West-Eastern Divan Orchestra / Barenboim / Meier / O'Neill / Pape - Salle Pleyel, Paris, 25 August 2008

Schoenberg Variations for Orchestra, Op.31
Wagner Die Walküre, Act I
Just a few days after the Barenboim/Divan Proms, I was in Paris for second helpings - quite literally in the case of the Schoenberg Orchestral Variations, a repeat of the lush, expansive London performance.
The Parisian audience, totally starved of music for the last month (when they say everything shuts down in Paris in August, they mean it), lapped it up. Despite charging double the regular Salle Pleyel prices (and ouch, that rampant Euro really hurts these days), the concert was a sell-out. A long and over-optimistic returns queue snaked across the entrance as I arrived. A few enterprising punters even waved banknotes hopefully at the incoming ticket holders. Was it really just because there was nothing else on that night? Or had it become, despite low-key publicity, a bit of an Occasion? It was reported that Barenboim had paid Sarko a visit earlier in the day, an encouraging sign. Can you imagine Gordon 'Arctic Monkeys' Brown owning up to having even heard of Daniel Barenboim?
Barenboim's Wagner is of course legendary, and I'm sure Die Walküre and its starry trio of soloists were the main attraction of the evening for many.
Although this was a concert performance, there were no seats and no scores for the singers.

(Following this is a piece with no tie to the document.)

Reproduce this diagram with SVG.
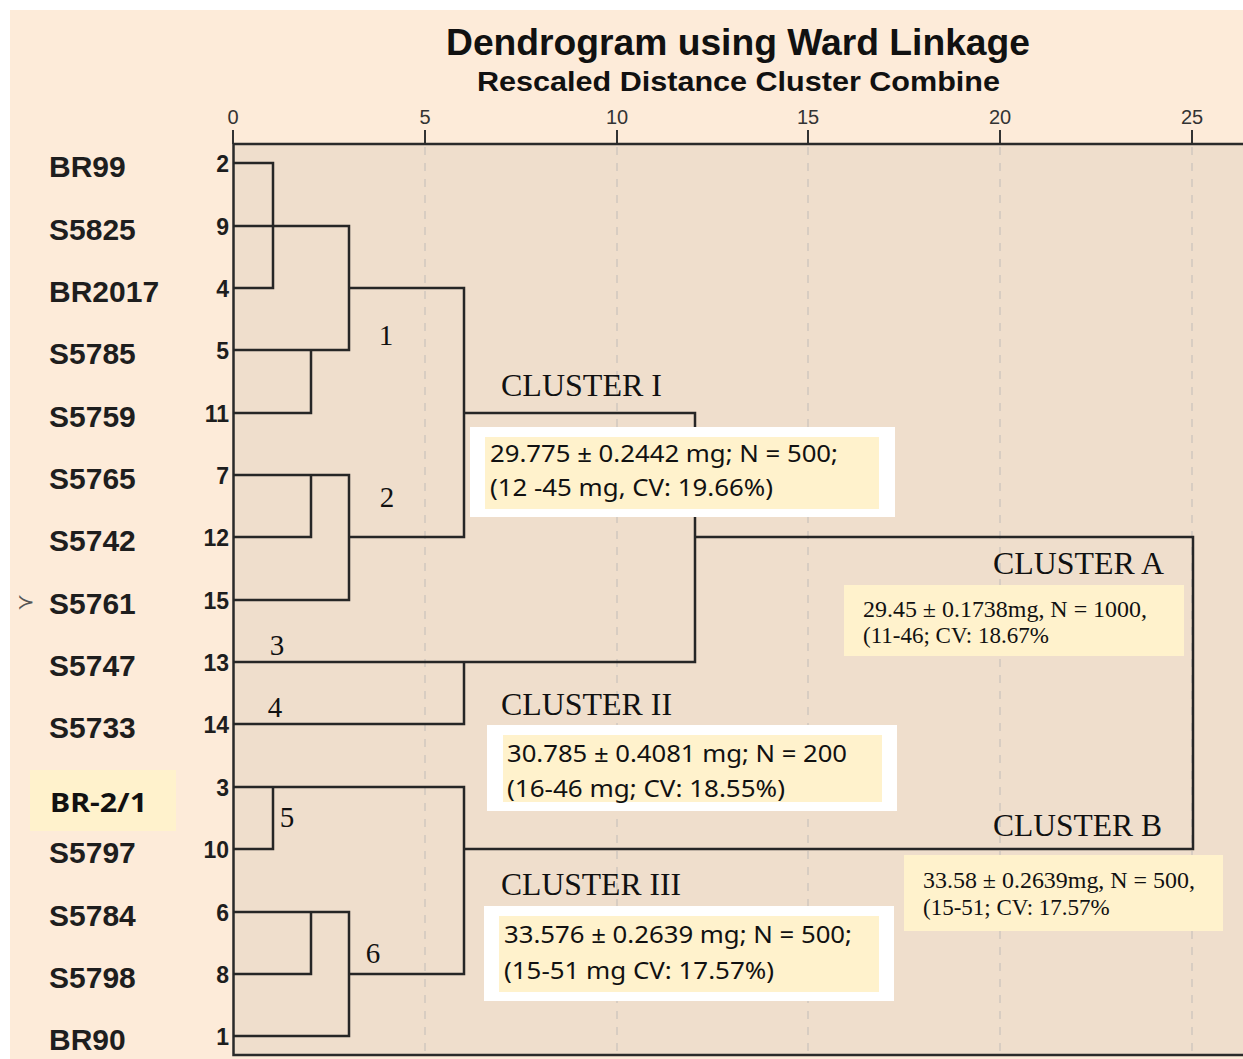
<svg xmlns="http://www.w3.org/2000/svg" width="1243" height="1059" viewBox="0 0 1243 1059">
<style>
.name{font-family:"Liberation Sans",Arial,sans-serif;font-weight:bold;font-size:30px;fill:#1e1e1e}
.num{font-family:"Liberation Sans",Arial,sans-serif;font-weight:bold;font-size:23px;fill:#1e1e1e;text-anchor:end}
.ax{font-family:"Liberation Sans",Arial,sans-serif;font-size:20px;fill:#333;text-anchor:middle}
.ser{font-family:"Liberation Serif","Times New Roman",serif;fill:#111}
.cal{font-family:"Noto Sans","Open Sans",sans-serif;font-size:23px;fill:#111}
.grid{stroke:#D8CDC2;stroke-width:2;stroke-dasharray:8 8;fill:none}
.den{stroke:#262626;stroke-width:2.5;fill:none;stroke-linejoin:miter}
.wbox{fill:#FFFFFF}
.ybox{fill:#FFF2CC}
</style>
<rect x="0" y="0" width="1243" height="1059" fill="#FFFFFF"/>
<rect x="10" y="10" width="1233" height="1049" fill="#FDEBD9"/>
<rect x="233" y="144" width="1015" height="911" fill="#EFDECC"/>

<g id="title">
<text x="738" y="55" text-anchor="middle" font-family="Liberation Sans,Arial,sans-serif" font-weight="bold" font-size="36" fill="#111" textLength="584" lengthAdjust="spacingAndGlyphs">Dendrogram using Ward Linkage</text>
<text x="738.5" y="91" text-anchor="middle" font-family="Liberation Sans,Arial,sans-serif" font-weight="bold" font-size="27" fill="#111" textLength="523" lengthAdjust="spacingAndGlyphs">Rescaled Distance Cluster Combine</text>
</g>

<g id="axis">
<text class="ax" x="233" y="124">0</text>
<text class="ax" x="425" y="124">5</text>
<text class="ax" x="617" y="124">10</text>
<text class="ax" x="808" y="124">15</text>
<text class="ax" x="1000" y="124">20</text>
<text class="ax" x="1192" y="124">25</text>
<g stroke="#333" stroke-width="2">
<line x1="233" y1="130" x2="233" y2="144"/>
<line x1="425" y1="130" x2="425" y2="144"/>
<line x1="617" y1="130" x2="617" y2="144"/>
<line x1="808" y1="130" x2="808" y2="144"/>
<line x1="1000" y1="130" x2="1000" y2="144"/>
<line x1="1192" y1="130" x2="1192" y2="144"/>
</g>
<g class="grid">
<line x1="425" y1="147" x2="425" y2="1053"/>
<line x1="617" y1="147" x2="617" y2="1053"/>
<line x1="808" y1="147" x2="808" y2="1053"/>
<line x1="1000" y1="147" x2="1000" y2="1053"/>
<line x1="1192" y1="147" x2="1192" y2="1053"/>
</g>
<path d="M233 144 H1243 M233.5 144 V1055 H1243" stroke="#2a2a2a" stroke-width="2.5" fill="none"/>
</g>

<g id="leaves">
<rect x="30" y="770" width="146" height="61" fill="#FFF2CC"/>
<text class="name" x="49" y="177">BR99</text>
<text class="name" x="49" y="240">S5825</text>
<text class="name" x="49" y="302">BR2017</text>
<text class="name" x="49" y="364">S5785</text>
<text class="name" x="49" y="427">S5759</text>
<text class="name" x="49" y="489">S5765</text>
<text class="name" x="49" y="551">S5742</text>
<text class="name" x="49" y="614">S5761</text>
<text class="name" x="49" y="676">S5747</text>
<text class="name" x="49" y="738">S5733</text>
<text x="50" y="812" font-family="Noto Sans,Open Sans,sans-serif" font-weight="bold" font-size="27" fill="#111" textLength="97" lengthAdjust="spacingAndGlyphs">BR-2/1</text>
<text class="name" x="49" y="863">S5797</text>
<text class="name" x="49" y="926">S5784</text>
<text class="name" x="49" y="988">S5798</text>
<text class="name" x="49" y="1050">BR90</text>
<text x="17" y="609" font-family="DejaVu Sans,sans-serif" font-size="21" fill="#555">≻</text>
<text class="num" x="229" y="172">2</text>
<text class="num" x="229" y="235">9</text>
<text class="num" x="229" y="297">4</text>
<text class="num" x="229" y="359">5</text>
<text class="num" x="229" y="422">11</text>
<text class="num" x="229" y="484">7</text>
<text class="num" x="229" y="546">12</text>
<text class="num" x="229" y="609">15</text>
<text class="num" x="229" y="671">13</text>
<text class="num" x="229" y="733">14</text>
<text class="num" x="229" y="796">3</text>
<text class="num" x="229" y="858">10</text>
<text class="num" x="229" y="921">6</text>
<text class="num" x="229" y="983">8</text>
<text class="num" x="229" y="1045">1</text>
</g>

<g id="connectors" class="den">
<path d="M233 163 H273 V288 H233"/>
<path d="M233 226 H349 V350 H233"/>
<path d="M311 350 V413 H233"/>
<path d="M349 288 H464 V537 H349"/>
<path d="M233 475 H349 V600 H233"/>
<path d="M311 475 V537 H233"/>
<path d="M464 413 H695 V662 H233"/>
<path d="M233 724 H464 V662"/>
<path d="M695 537 H1193 V849 H464"/>
<path d="M233 787 H464 V974 H349"/>
<path d="M273 787 V849 H233"/>
<path d="M233 912 H349 V1036 H233"/>
<path d="M311 912 V974 H233"/>
</g>

<g id="subcluster-labels" class="ser" font-size="29">
<text x="386" y="345" text-anchor="middle">1</text>
<text x="387" y="507" text-anchor="middle">2</text>
<text x="277" y="655" text-anchor="middle">3</text>
<text x="275" y="717" text-anchor="middle">4</text>
<text x="287" y="827" text-anchor="middle">5</text>
<text x="373" y="963" text-anchor="middle">6</text>
</g>

<g id="cluster-I">
<text class="ser" x="501" y="396" font-size="31" textLength="161" lengthAdjust="spacingAndGlyphs">CLUSTER I</text>
<rect class="wbox" x="470" y="427" width="425" height="90"/>
<rect class="ybox" x="485" y="437" width="394" height="72"/>
<text class="cal" x="490" y="462" textLength="348" lengthAdjust="spacingAndGlyphs">29.775 ± 0.2442 mg; N = 500;</text>
<text class="cal" x="490" y="496" textLength="283" lengthAdjust="spacingAndGlyphs">(12 -45 mg, CV: 19.66%)</text>
</g>

<g id="cluster-II">
<text class="ser" x="501" y="715" font-size="31" textLength="171" lengthAdjust="spacingAndGlyphs">CLUSTER II</text>
<rect class="wbox" x="487" y="725" width="410" height="86"/>
<rect class="ybox" x="503" y="735" width="379" height="67"/>
<text class="cal" x="507" y="762" textLength="340" lengthAdjust="spacingAndGlyphs">30.785 ± 0.4081 mg; N = 200</text>
<text class="cal" x="507" y="797" textLength="278" lengthAdjust="spacingAndGlyphs">(16-46 mg; CV: 18.55%)</text>
</g>

<g id="cluster-III">
<text class="ser" x="501" y="895" font-size="31" textLength="180" lengthAdjust="spacingAndGlyphs">CLUSTER III</text>
<rect class="wbox" x="484" y="906" width="410" height="95"/>
<rect class="ybox" x="499" y="916" width="380" height="76"/>
<text class="cal" x="504" y="943" textLength="348" lengthAdjust="spacingAndGlyphs">33.576 ± 0.2639 mg; N = 500;</text>
<text class="cal" x="504" y="979" textLength="270" lengthAdjust="spacingAndGlyphs">(15-51 mg CV: 17.57%)</text>
</g>

<g id="cluster-A">
<text class="ser" x="993" y="574" font-size="31" textLength="171" lengthAdjust="spacingAndGlyphs">CLUSTER A</text>
<rect class="ybox" x="844" y="585" width="340" height="71"/>
<text class="ser" x="863" y="617" font-size="23" textLength="284" lengthAdjust="spacingAndGlyphs">29.45 ± 0.1738mg, N = 1000,</text>
<text class="ser" x="863" y="643" font-size="23">(11-46; CV: 18.67%</text>
</g>

<g id="cluster-B">
<text class="ser" x="993" y="836" font-size="31" textLength="169" lengthAdjust="spacingAndGlyphs">CLUSTER B</text>
<rect class="ybox" x="904" y="855" width="319" height="76"/>
<text class="ser" x="923" y="888" font-size="23" textLength="272" lengthAdjust="spacingAndGlyphs">33.58 ± 0.2639mg, N = 500,</text>
<text class="ser" x="923" y="915" font-size="23">(15-51; CV: 17.57%</text>
</g>
</svg>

Of the three, Waltraud Meier proved most able to take advantage of this, ignore the surroundings and throw herself into her role, despite the conductor's podium separating her from her Siegmund, Simon O'Neill. Her ever-unpredictable intonation firmed up as she progressed, and her voice seemed as agelessly smooth as her forehead (compare and contrast if you will with a violinist half her age, left).
O'Neill's sound, clean and hard-edged, is not the biggest voice, but it cut through the orchestra like a laser. A long-breathed "Wälse!" that left him purple-faced was one of several moments that tested his limits, and he looked less at ease with the compromises of the concert format than Meier. Good Wagnerian tenors are in short supply, and he's definitely in the top drawer. But I find the voice simply efficient, like bleach scouring a blocked drain, and hard to warm to.
Rene Pape was his usual laconic self. Added to this, the part of Hunding lies a little low for him, so it was a less than jaw-dropping performance, but the natural beauty of his voice shone through.
Almost inevitably though, Barenboim was the real star, teasing a thrilling performance from the orchestra, even if it lacked a little of the weight and refinement customary in his Wagner.
I don't think I've ever heard applause quite as shattering and prolonged as what followed. There was an almost instant standing ovation, and few audience members left, even though Barenboim took his time going round each orchestra member thanking them individually. He hugged, he kissed, he shook hands. Another first - I've never seen him smile so genuinely or respond so warmly as he did to the young musicians of the orchestra.
There was to be no encore though - just a speech (in perfect French).
Barenboim started by explaining his extended individual congratulations - it was because it was their "last concert". Leader Michael Barenboim almost jumped out of his seat, then sank back as his father corrected himself "that is, the last concert of the summer".
He went on to say that each musician had shown enormous courage in coming to play in the orchestra.
"It's not a political project, but a third way. We think only that there's no military solution to the Israeli-Palestinian conflict. We want to learn to live together".